でもこれからそう簡単ではないですよね。なぜなら今までは,日本は素晴らしいコンテンツを持っていて,韓国は素晴らしいテクノロジーを持っていた,と。でも日本がテクノロジーを持った後は,協力というよりも競争になるわけですよね。まぁあくまでも個人的な意見ですが。
4Gamer:
日本の会社がオンラインゲームのテクノロジーを得ることが相当早いとお考えなんですね。
Jung氏:
全体に適応できる話かどうかはちょっと微妙かとは思いますが。
例えばコーエーさんを例に見ると,初めてのオンラインゲームのタイトルと,その後の大航海時代Onlineや三國無双BBなどを比べてみると,クオリティが格段に高くなってますよね。まずはコーエーさんみたいな大きな会社から,オンラインゲームというものに適応していくんだと思います。
日本の会社が積極的にオンラインゲームに参入してこなかったのは,やはり純粋にコンソール市場が大きすぎるからでしょう。でもコーエーさんやスクウェア・エニックスさんを筆頭に,一部着々と準備を進めているので,将来的な展望は十分いいものだと思っています。
4Gamer:
韓国ゲーム業界がオリジナリティのあるゲームを作るようになるのと,日本の開発会社が十分なネットワークテクノロジーを得るようになるのと,どちらが早いとお考えですか?
Jung氏:
なかなか難しく,かつ答えづらい質問ですね(笑)。私の考えでは,日本が開発ノウハウを得ることのほうが早いと思います。しかし見逃せない点は,韓国が今までかかって溜めた運営のノウハウでしょうか。これは相当重要かと思います。突き抜けた一部の日本の会社さんを除けば,あと5年間くらいは安泰じゃないでしょうか。
4Gamer:
確かに運営ノウハウに関しては韓国は安定してますからね。日本は,そのあたりの問題はまだまだこれからだと思います。
Jung氏:
自社展開の経験則的に言うならば,日本では,GMもそうですが,プロマネをできる人がいませんよね。Web開発スタッフも足りないですし,そもそも開発者の数も足りません。そのへんを解決することが急務ではないかと思います。
4Gamer:
なるほど。日本も今後負けないように伸びていってくれることを,私も期待しています。色々と興味深いお話をありがとうございます。

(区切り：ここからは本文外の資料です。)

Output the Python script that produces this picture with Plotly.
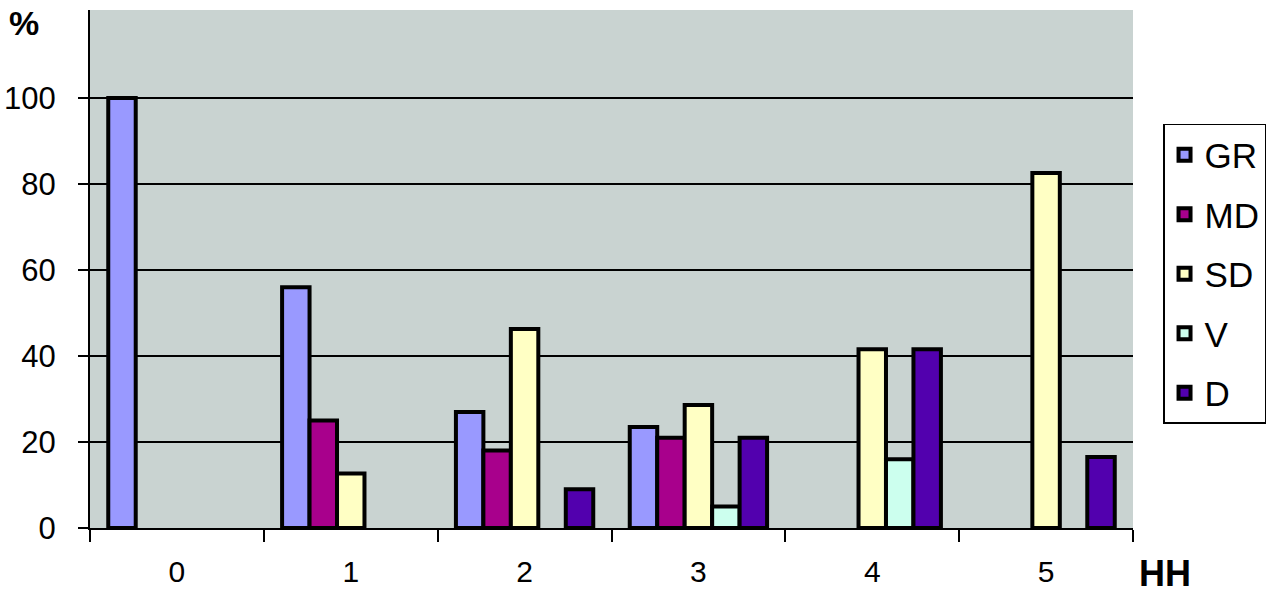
import plotly.graph_objects as go

categories = ["0", "1", "2", "3", "4", "5"]
series_names = ["GR", "MD", "SD", "V", "D"]
gr = [100, 56, 27, 23.5, None, None]
md = [None, 25, 18, 21, None, None]
sd = [None, 12.7, 46.3, 28.6, 41.6, 82.6]
v = [None, None, None, 5, 16, None]
d = [None, None, 9, 21, 41.6, 16.5]
colors = ["#9999FF", "#A8008C", "#FFFFC4", "#CCFFEE", "#5200AE"]
y_ticks = [0, 20, 40, 60, 80, 100]

FONT = "Liberation Sans, Arial, sans-serif"

fig = go.Figure()
for name, vals, col in zip(series_names, [gr, md, sd, v, d], colors):
    fig.add_trace(go.Bar(
        x=categories, y=vals, name=name, legendgroup=name,
        marker=dict(color=col, line=dict(color="black", width=4)),
    ))

fig.update_layout(
    width=1280, height=595,
    margin=dict(l=90, r=147, t=10, b=67, autoexpand=False),
    paper_bgcolor="white",
    plot_bgcolor="#C9D3D1",
    barmode="group",
    bargap=0.21,
    bargroupgap=0,
    font=dict(family=FONT, size=30, color="black"),
    showlegend=True,
    legend=dict(
        x=1.0288, y=0.78, xanchor="left", yanchor="top",
        bgcolor="white", bordercolor="black", borderwidth=1.5,
        font=dict(family=FONT, size=35, color="black"),
        traceorder="grouped", tracegroupgap=11,
        itemwidth=30,
    ),
    xaxis=dict(
        type="category", range=[-0.5, 5.5], automargin=False,
        showline=True, linecolor="black", linewidth=2,
        ticks="outside", tickson="boundaries", ticklen=12, tickwidth=2, tickcolor="black",
        ticklabelstandoff=16,
        showgrid=False,
        tickfont=dict(family=FONT, size=30),
    ),
    yaxis=dict(
        range=[0, 120.5], tickvals=y_ticks, automargin=False,
        showline=True, linecolor="black", linewidth=2,
        ticks="outside", ticklen=10, tickwidth=2, tickcolor="black",
        ticklabelstandoff=16,
        showgrid=True, gridcolor="black", gridwidth=1.5,
        zeroline=False,
        tickfont=dict(family=FONT, size=31),
    ),
    annotations=[
        dict(text="<b>%</b>", xref="paper", yref="paper", x=-0.08, y=1.015,
             xanchor="left", yanchor="top", showarrow=False,
             font=dict(family=FONT, size=34)),
        dict(text="<b>HH</b>", xref="paper", yref="paper", x=1.004, y=-0.045,
             xanchor="left", yanchor="top", showarrow=False,
             font=dict(family=FONT, size=36)),
    ],
)

fig.write_html("out.html", config={"displayModeBar": False},
               post_script="document.body.style.margin='0';")
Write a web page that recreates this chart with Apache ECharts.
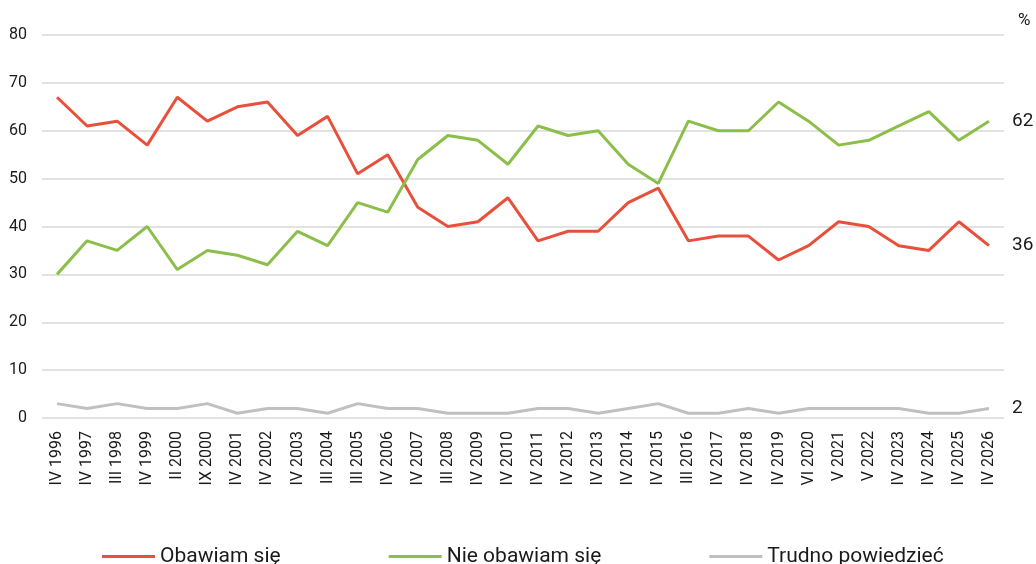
<!DOCTYPE html>
<html>
<head>
<meta charset="utf-8">
<script src="https://cdn.jsdelivr.net/npm/echarts@6/dist/echarts.min.js"></script>
<style>
  html, body { margin: 0; padding: 0; background: #fff; }
  #chart { width: 1036px; height: 564px; }
</style>
</head>
<body>
<div id="chart"></div>
<script>
// survey waves
var categories = ['IV 1996', 'IV 1997', 'III 1998', 'IV 1999', 'II 2000', 'IX 2000', 'IV 2001', 'IV 2002',
  'IV 2003', 'III 2004', 'III 2005', 'IV 2006', 'IV 2007', 'III 2008', 'IV 2009', 'IV 2010',
  'IV 2011', 'IV 2012', 'IV 2013', 'IV 2014', 'IV 2015', 'III 2016', 'IV 2017', 'IV 2018',
  'IV 2019', 'VI 2020', 'V 2021', 'V 2022', 'IV 2023', 'IV 2024', 'IV 2025', 'IV 2026'];

var obawiam = [67, 61, 62, 57, 67, 62, 65, 66, 59, 63, 51, 55, 44, 40, 41, 46,
  37, 39, 39, 45, 48, 37, 38, 38, 33, 36, 41, 40, 36, 35, 41, 36];
var nieObawiam = [30, 37, 35, 40, 31, 35, 34, 32, 39, 36, 45, 43, 54, 59, 58, 53,
  61, 59, 60, 53, 49, 62, 60, 60, 66, 62, 57, 58, 61, 64, 58, 62];
var trudno = [3, 2, 3, 2, 2, 3, 1, 2, 2, 1, 3, 2, 2, 1, 1, 1,
  2, 2, 1, 2, 3, 1, 1, 2, 1, 2, 2, 2, 2, 1, 1, 2];

var yTicks = { min: 0, max: 80, interval: 10 };

var chart = echarts.init(document.getElementById('chart'));
var font = 'Roboto, "Noto Sans", sans-serif';

function lineSeries(name, data, color) {
  return {
    name: name,
    type: 'line',
    data: data,
    symbol: 'none',
    lineStyle: { width: 3, color: color },
    itemStyle: { color: color },
    endLabel: {
      show: true,
      formatter: '{c}',
      distance: 23,
      fontSize: 19,
      fontFamily: font,
      color: '#1a1a1a'
    }
  };
}

var option = {
  animation: false,
  backgroundColor: '#fff',
  textStyle: { fontFamily: font },
  grid: { left: 42, right: 32, top: 35, bottom: 146 },
  graphic: [{
    type: 'text',
    left: 1018,
    top: 12,
    style: { text: '%', fontSize: 17, fontFamily: font, fill: '#1a1a1a' }
  }],
  legend: {
    top: 541,
    left: 97,
    icon: 'rect',
    itemWidth: 53,
    itemHeight: 3,
    itemGap: 108,
    textStyle: { fontSize: 21, color: '#1a1a1a', fontFamily: font }
  },
  xAxis: {
    type: 'category',
    data: categories,
    boundaryGap: true,
    axisLine: { show: false },
    axisTick: { show: false },
    axisLabel: { interval: 0, rotate: 90, fontSize: 16, color: '#1a1a1a', margin: 13 }
  },
  yAxis: {
    type: 'value',
    min: yTicks.min,
    max: yTicks.max,
    interval: yTicks.interval,
    axisLine: { show: false },
    axisTick: { show: false },
    axisLabel: { fontSize: 16, color: '#1a1a1a', margin: 15 },
    splitLine: { lineStyle: { color: '#d9d9d9', width: 1.5 } }
  },
  series: [
    lineSeries('Obawiam się', obawiam, '#e8503c'),
    lineSeries('Nie obawiam się', nieObawiam, '#8cbf4a'),
    lineSeries('Trudno powiedzieć', trudno, '#c0c0c0')
  ]
};

chart.setOption(option);
</script>
</body>
</html>
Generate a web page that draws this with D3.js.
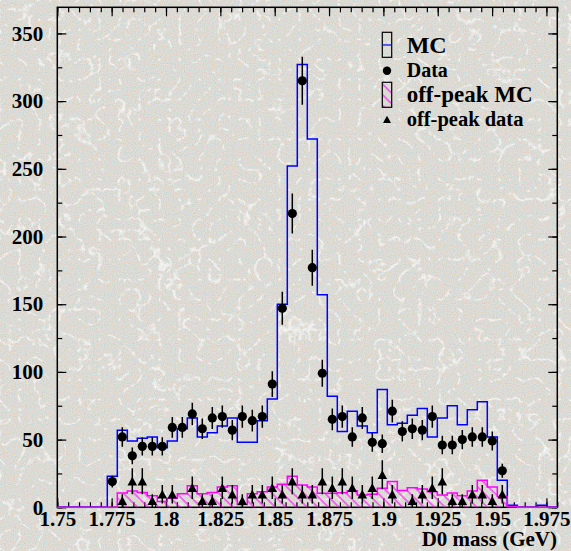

率直に述べることを許してもらえるならば,カジュアルゲームポータルというものを,個人的に軽視していたことは否めない。しかしCJ InternetのJung氏の話を聞くにつれ,その認識は“誤解”に変わってしまった。彼らがひとたび動き出したら,オンラインゲームの業界図さえ,塗り替えかねないインパクトがあるのだ。
圧倒的な会員数を抱え持つサービスサイトは,そのユーザーごと次のサービスにシフトできる。頭で分かっていたことではあるが,ここまで大きい数字と大きな展望を聞かされると,改めてその威力に感服してしまう。
しかもCJ Internetの展開は,単に「カジュアルからMMORPGへ」というレベルのものではない。アメリカやヨーロッパも踏まえて世界を見据え,実際にその方向で動き出しているのだ。この勝ちパターンがひとたび認知されると,新しい作品が我先にとこぞってNetmarble上で展開するその姿――しかもワールドワイドで――が容易に目に浮かぶ。すでに日本でも,ハンゲームがその勝ちパターンに入りつつある。新作はハンゲームに持っていけば,ある程度の獲得ユーザー数が事実上コミットされるのだ(むろん,その後の料率などのビジネスレイヤーの問題はあるが)。
Jung氏の言葉を信じるならば,日本マーケットも十分に考慮したうえで今後の展開を行っていくとのこと。本家Netmarbleの展開や,少しだけ触れた「著名コンテンツのオンラインゲーム化」なども踏まえ,今後2,3年は目が離せそうにない。